Problem to work on ▸ Exactly as written, quote every line that follows, skipping the images.

Data provided ▸
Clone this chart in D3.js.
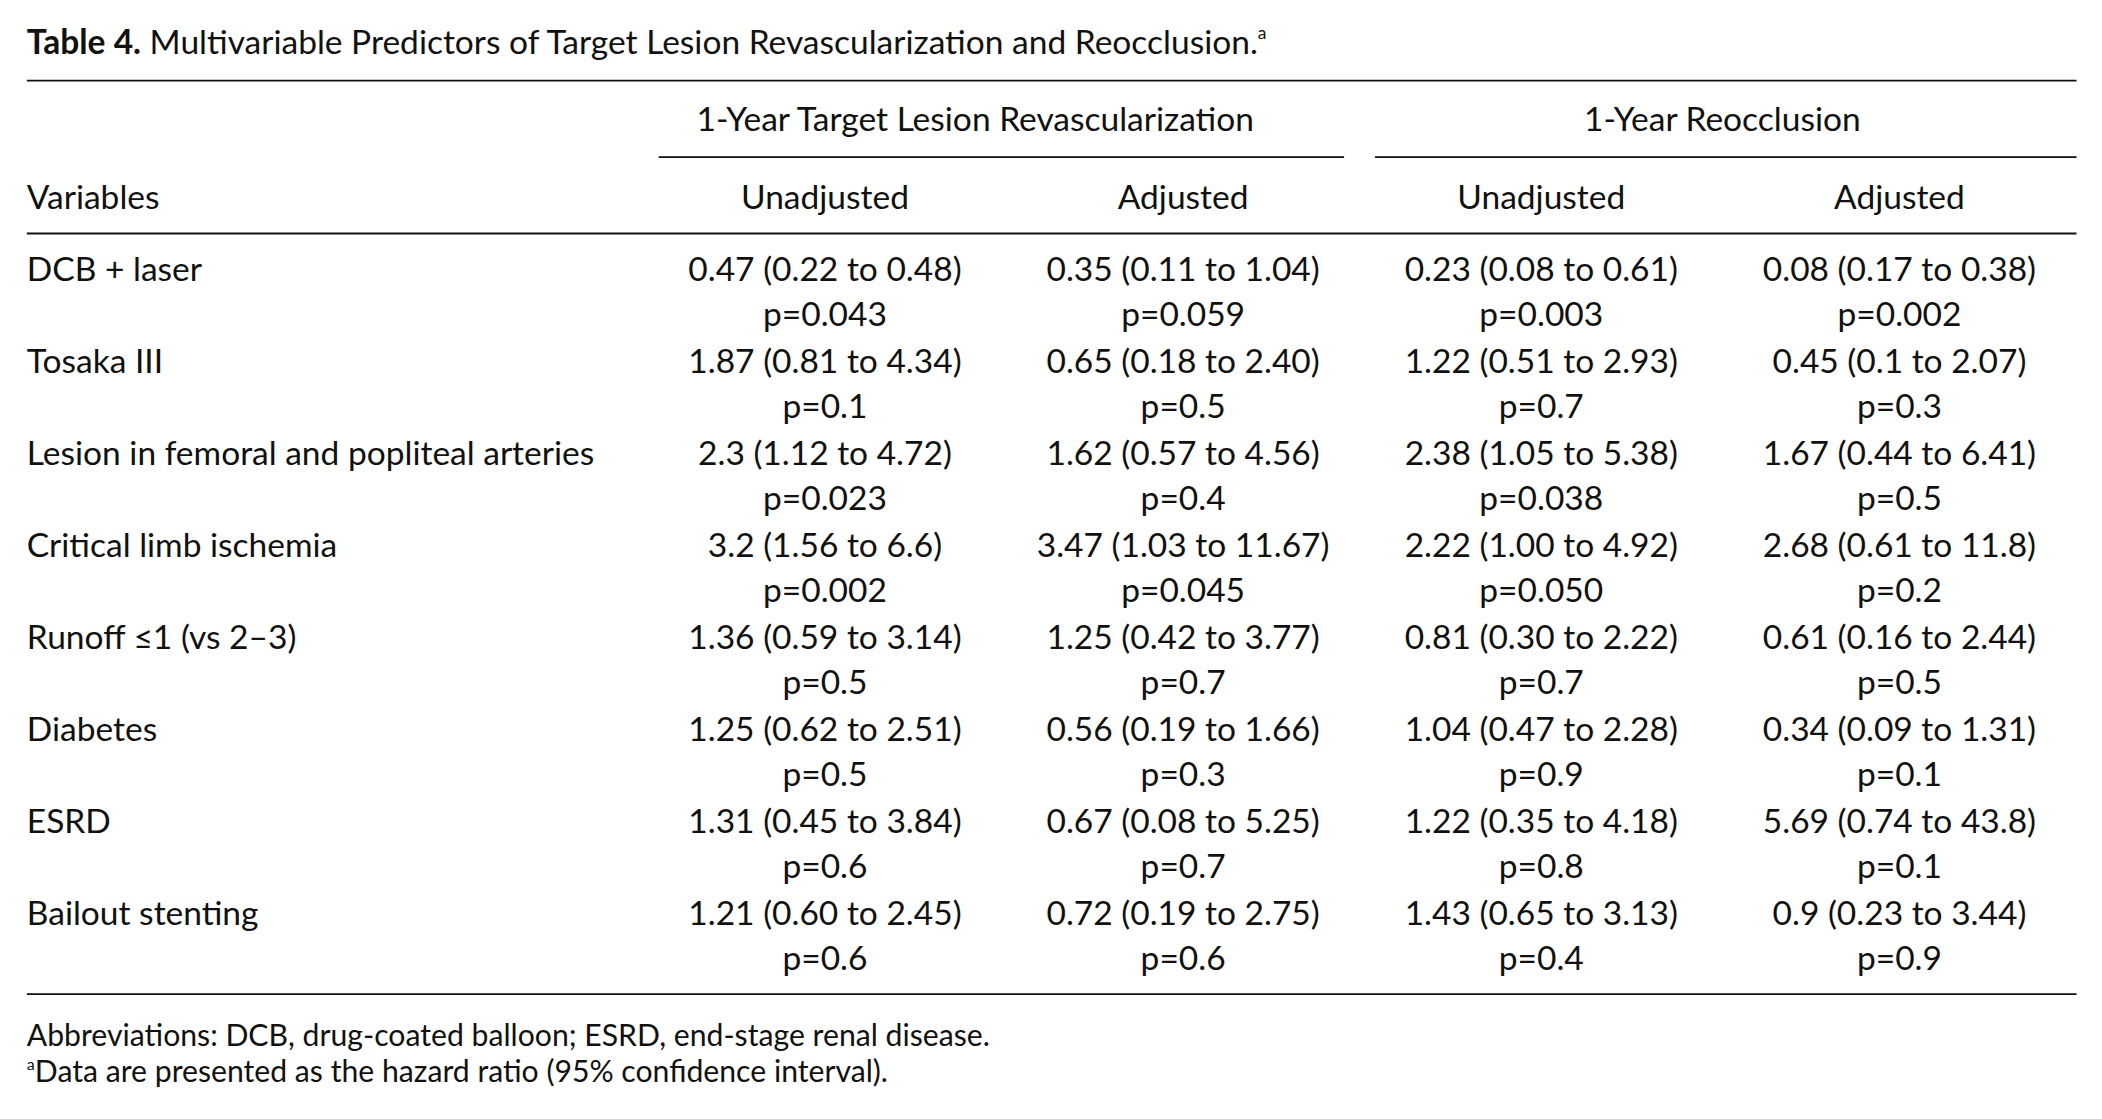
<!DOCTYPE html>
<html><head><meta charset="utf-8">
<script src="https://cdn.jsdelivr.net/npm/d3@7"></script>
<style>body{margin:0;background:#fff}text{font-family:Lato,"Open Sans",sans-serif;fill:#111}</style>
</head><body>
<script>
// table contents
const variables = ["DCB + laser","Tosaka III","Lesion in femoral and popliteal arteries","Critical limb ischemia","Runoff \u22641 (vs 2\u20133)","Diabetes","ESRD","Bailout stenting"];
const groups = ["1-Year Target Lesion Revascularization","1-Year Reocclusion"];
const subHeads = ["Unadjusted","Adjusted","Unadjusted","Adjusted"];
const estimates = [
  ["0.47 (0.22 to 0.48)","0.35 (0.11 to 1.04)","0.23 (0.08 to 0.61)","0.08 (0.17 to 0.38)"],
  ["1.87 (0.81 to 4.34)","0.65 (0.18 to 2.40)","1.22 (0.51 to 2.93)","0.45 (0.1 to 2.07)"],
  ["2.3 (1.12 to 4.72)","1.62 (0.57 to 4.56)","2.38 (1.05 to 5.38)","1.67 (0.44 to 6.41)"],
  ["3.2 (1.56 to 6.6)","3.47 (1.03 to 11.67)","2.22 (1.00 to 4.92)","2.68 (0.61 to 11.8)"],
  ["1.36 (0.59 to 3.14)","1.25 (0.42 to 3.77)","0.81 (0.30 to 2.22)","0.61 (0.16 to 2.44)"],
  ["1.25 (0.62 to 2.51)","0.56 (0.19 to 1.66)","1.04 (0.47 to 2.28)","0.34 (0.09 to 1.31)"],
  ["1.31 (0.45 to 3.84)","0.67 (0.08 to 5.25)","1.22 (0.35 to 4.18)","5.69 (0.74 to 43.8)"],
  ["1.21 (0.60 to 2.45)","0.72 (0.19 to 2.75)","1.43 (0.65 to 3.13)","0.9 (0.23 to 3.44)"]
];
const pValues = [
  ["p=0.043","p=0.059","p=0.003","p=0.002"],
  ["p=0.1","p=0.5","p=0.7","p=0.3"],
  ["p=0.023","p=0.4","p=0.038","p=0.5"],
  ["p=0.002","p=0.045","p=0.050","p=0.2"],
  ["p=0.5","p=0.7","p=0.7","p=0.5"],
  ["p=0.5","p=0.3","p=0.9","p=0.1"],
  ["p=0.6","p=0.7","p=0.8","p=0.1"],
  ["p=0.6","p=0.6","p=0.4","p=0.9"]
];
const footnotes = ["Abbreviations: DCB, drug-coated balloon; ESRD, end-stage renal disease.","Data are presented as the hazard ratio (95% confidence interval)."];

const W = 1567, H = 834, fs = 25;
const svg = d3.select("body").append("svg")
  .attr("width", 2102).attr("height", 1119)
  .attr("viewBox", `0 0 ${W} ${H}`);

const colX = d3.scalePoint().domain(d3.range(4)).range([615, 1416]);
const rowY = d3.scaleLinear().domain([0, 7]).range([201, 681]);

// title
const t = svg.append("text").attr("x", 20).attr("y", 40).attr("font-size", fs);
t.append("tspan").attr("font-weight", "bold").text("Table 4.");
t.append("tspan").text("  Multivariable Predictors of Target Lesion Revascularization and Reocclusion.");
t.append("tspan").attr("font-size", 13).attr("dy", -11).text("a");

const rule = (x1, x2, y) => svg.append("line").attr("x1", x1).attr("x2", x2)
  .attr("y1", y).attr("y2", y).attr("stroke", "#111").attr("stroke-width", 1.4);
rule(20, 1548, 60); rule(491, 1002, 117); rule(1025, 1548, 117);
rule(20, 1548, 174); rule(20, 1548, 741);

svg.selectAll(".grp").data(groups).join("text")
  .attr("x", (d, i) => i ? 1284 : 727).attr("y", 89).attr("dy", "0.35em")
  .attr("text-anchor", "middle").attr("font-size", fs).text(d => d);

svg.append("text").attr("x", 20).attr("y", 147).attr("dy", "0.35em")
  .attr("font-size", fs).text("Variables");
svg.selectAll(".sub").data(subHeads).join("text")
  .attr("x", (d, i) => colX(i)).attr("y", 147).attr("dy", "0.35em")
  .attr("text-anchor", "middle").attr("font-size", fs).text(d => d);

svg.selectAll(".var").data(variables).join("text")
  .attr("x", 20).attr("y", (d, i) => rowY(i)).attr("dy", "0.35em")
  .attr("font-size", fs).text(d => d);

estimates.forEach((row, r) => {
  row.forEach((v, c) => {
    svg.append("text").attr("x", colX(c)).attr("y", rowY(r)).attr("dy", "0.35em")
      .attr("text-anchor", "middle").attr("font-size", fs).text(v);
    svg.append("text").attr("x", colX(c)).attr("y", rowY(r) + 33).attr("dy", "0.35em")
      .attr("text-anchor", "middle").attr("font-size", fs).text(pValues[r][c]);
  });
});

svg.append("text").attr("x", 20).attr("y", 772).attr("dy", "0.35em")
  .attr("font-size", 22.5).text(footnotes[0]);
const f2 = svg.append("text").attr("x", 20).attr("y", 802).attr("dy", "0.35em").attr("font-size", 22.5);
f2.append("tspan").attr("font-size", 12).attr("dy", "-0.4em").text("a");
f2.append("tspan").attr("dy", "0.4em").text(footnotes[1]);
</script>
</body></html>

Reply ▸
Clone this chart in D3.js.
<!DOCTYPE html>
<html><head><meta charset="utf-8">
<script src="https://cdn.jsdelivr.net/npm/d3@7"></script>
<style>body{margin:0;background:#fff}text{font-family:Lato,"Open Sans",sans-serif;fill:#111}</style>
</head><body>
<script>
// table contents
const variables = ["DCB + laser","Tosaka III","Lesion in femoral and popliteal arteries","Critical limb ischemia","Runoff \u22641 (vs 2\u20133)","Diabetes","ESRD","Bailout stenting"];
const groups = ["1-Year Target Lesion Revascularization","1-Year Reocclusion"];
const subHeads = ["Unadjusted","Adjusted","Unadjusted","Adjusted"];
const estimates = [
  ["0.47 (0.22 to 0.48)","0.35 (0.11 to 1.04)","0.23 (0.08 to 0.61)","0.08 (0.17 to 0.38)"],
  ["1.87 (0.81 to 4.34)","0.65 (0.18 to 2.40)","1.22 (0.51 to 2.93)","0.45 (0.1 to 2.07)"],
  ["2.3 (1.12 to 4.72)","1.62 (0.57 to 4.56)","2.38 (1.05 to 5.38)","1.67 (0.44 to 6.41)"],
  ["3.2 (1.56 to 6.6)","3.47 (1.03 to 11.67)","2.22 (1.00 to 4.92)","2.68 (0.61 to 11.8)"],
  ["1.36 (0.59 to 3.14)","1.25 (0.42 to 3.77)","0.81 (0.30 to 2.22)","0.61 (0.16 to 2.44)"],
  ["1.25 (0.62 to 2.51)","0.56 (0.19 to 1.66)","1.04 (0.47 to 2.28)","0.34 (0.09 to 1.31)"],
  ["1.31 (0.45 to 3.84)","0.67 (0.08 to 5.25)","1.22 (0.35 to 4.18)","5.69 (0.74 to 43.8)"],
  ["1.21 (0.60 to 2.45)","0.72 (0.19 to 2.75)","1.43 (0.65 to 3.13)","0.9 (0.23 to 3.44)"]
];
const pValues = [
  ["p=0.043","p=0.059","p=0.003","p=0.002"],
  ["p=0.1","p=0.5","p=0.7","p=0.3"],
  ["p=0.023","p=0.4","p=0.038","p=0.5"],
  ["p=0.002","p=0.045","p=0.050","p=0.2"],
  ["p=0.5","p=0.7","p=0.7","p=0.5"],
  ["p=0.5","p=0.3","p=0.9","p=0.1"],
  ["p=0.6","p=0.7","p=0.8","p=0.1"],
  ["p=0.6","p=0.6","p=0.4","p=0.9"]
];
const footnotes = ["Abbreviations: DCB, drug-coated balloon; ESRD, end-stage renal disease.","Data are presented as the hazard ratio (95% confidence interval)."];

const W = 1567, H = 834, fs = 25;
const svg = d3.select("body").append("svg")
  .attr("width", 2102).attr("height", 1119)
  .attr("viewBox", `0 0 ${W} ${H}`);

const colX = d3.scalePoint().domain(d3.range(4)).range([615, 1416]);
const rowY = d3.scaleLinear().domain([0, 7]).range([201, 681]);

// title
const t = svg.append("text").attr("x", 20).attr("y", 40).attr("font-size", fs);
t.append("tspan").attr("font-weight", "bold").text("Table 4.");
t.append("tspan").text("  Multivariable Predictors of Target Lesion Revascularization and Reocclusion.");
t.append("tspan").attr("font-size", 13).attr("dy", -11).text("a");

const rule = (x1, x2, y) => svg.append("line").attr("x1", x1).attr("x2", x2)
  .attr("y1", y).attr("y2", y).attr("stroke", "#111").attr("stroke-width", 1.4);
rule(20, 1548, 60); rule(491, 1002, 117); rule(1025, 1548, 117);
rule(20, 1548, 174); rule(20, 1548, 741);

svg.selectAll(".grp").data(groups).join("text")
  .attr("x", (d, i) => i ? 1284 : 727).attr("y", 89).attr("dy", "0.35em")
  .attr("text-anchor", "middle").attr("font-size", fs).text(d => d);

svg.append("text").attr("x", 20).attr("y", 147).attr("dy", "0.35em")
  .attr("font-size", fs).text("Variables");
svg.selectAll(".sub").data(subHeads).join("text")
  .attr("x", (d, i) => colX(i)).attr("y", 147).attr("dy", "0.35em")
  .attr("text-anchor", "middle").attr("font-size", fs).text(d => d);

svg.selectAll(".var").data(variables).join("text")
  .attr("x", 20).attr("y", (d, i) => rowY(i)).attr("dy", "0.35em")
  .attr("font-size", fs).text(d => d);

estimates.forEach((row, r) => {
  row.forEach((v, c) => {
    svg.append("text").attr("x", colX(c)).attr("y", rowY(r)).attr("dy", "0.35em")
      .attr("text-anchor", "middle").attr("font-size", fs).text(v);
    svg.append("text").attr("x", colX(c)).attr("y", rowY(r) + 33).attr("dy", "0.35em")
      .attr("text-anchor", "middle").attr("font-size", fs).text(pValues[r][c]);
  });
});

svg.append("text").attr("x", 20).attr("y", 772).attr("dy", "0.35em")
  .attr("font-size", 22.5).text(footnotes[0]);
const f2 = svg.append("text").attr("x", 20).attr("y", 802).attr("dy", "0.35em").attr("font-size", 22.5);
f2.append("tspan").attr("font-size", 12).attr("dy", "-0.4em").text("a");
f2.append("tspan").attr("dy", "0.4em").text(footnotes[1]);
</script>
</body></html>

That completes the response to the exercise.